To explore and get to know Mars is one of the great scientific challenges of our time. ExoMars’18 Mission aims to contribute to it providing knowledge of the Martian surface.

The European Space Agency (ESA) and the Space Research Institute of Russian Academy of Sciences (IKI), have promoted this mission. LIR-Infrared LAB has responded to the challenged proposing a new development of its Dust Sensor (DS’18), integrated in the Spanish consortium conformed by INTA, UC3M, CAB, CSIC and UPV.

Mars atmospheric dust is ubiquitous, both in suspension as dragged through the air. It is the main heat exchanger with the surface of the planet and the main responsible of atmospheric phenomena. It is also key to the safety of people and equipment in future manned missions. However, the airborne dust on the surface remains largely unknown, hence its great scientific interest.
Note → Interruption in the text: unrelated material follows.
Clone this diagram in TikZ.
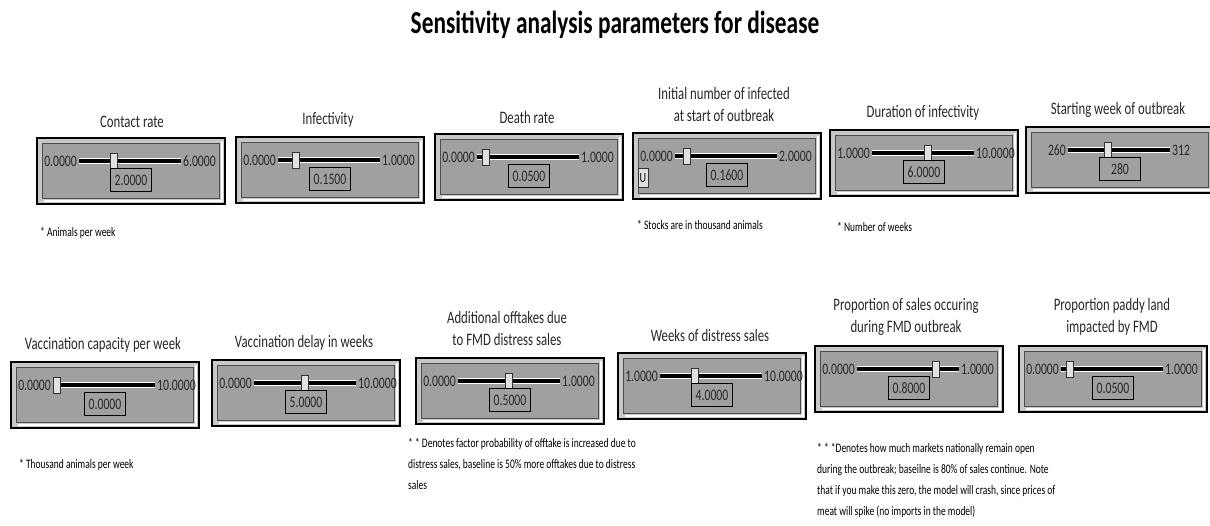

The Dust Sensor presented to ExoMars’18 call aims to improve the scientific understanding of airborne dust and its cycles.

Dust Sensor

Figure: Proposed principle of operation for ExoMars’18
back and forward scattering and at least two IR bands

In addition to its scientific goals, the DS’18 has very specific technological objectives in the field of new micro-sensors for space applications, with significant benefits. The extensive features, mass, volume and power consumption are very small as compared with other dust sensors, making it, as a matter of fact, a micro-instrument. Its functional principle is to obtain the distribution of suspended dust in a local environment, without contact, by the scattering caused by the particles on an infrared beam (IR).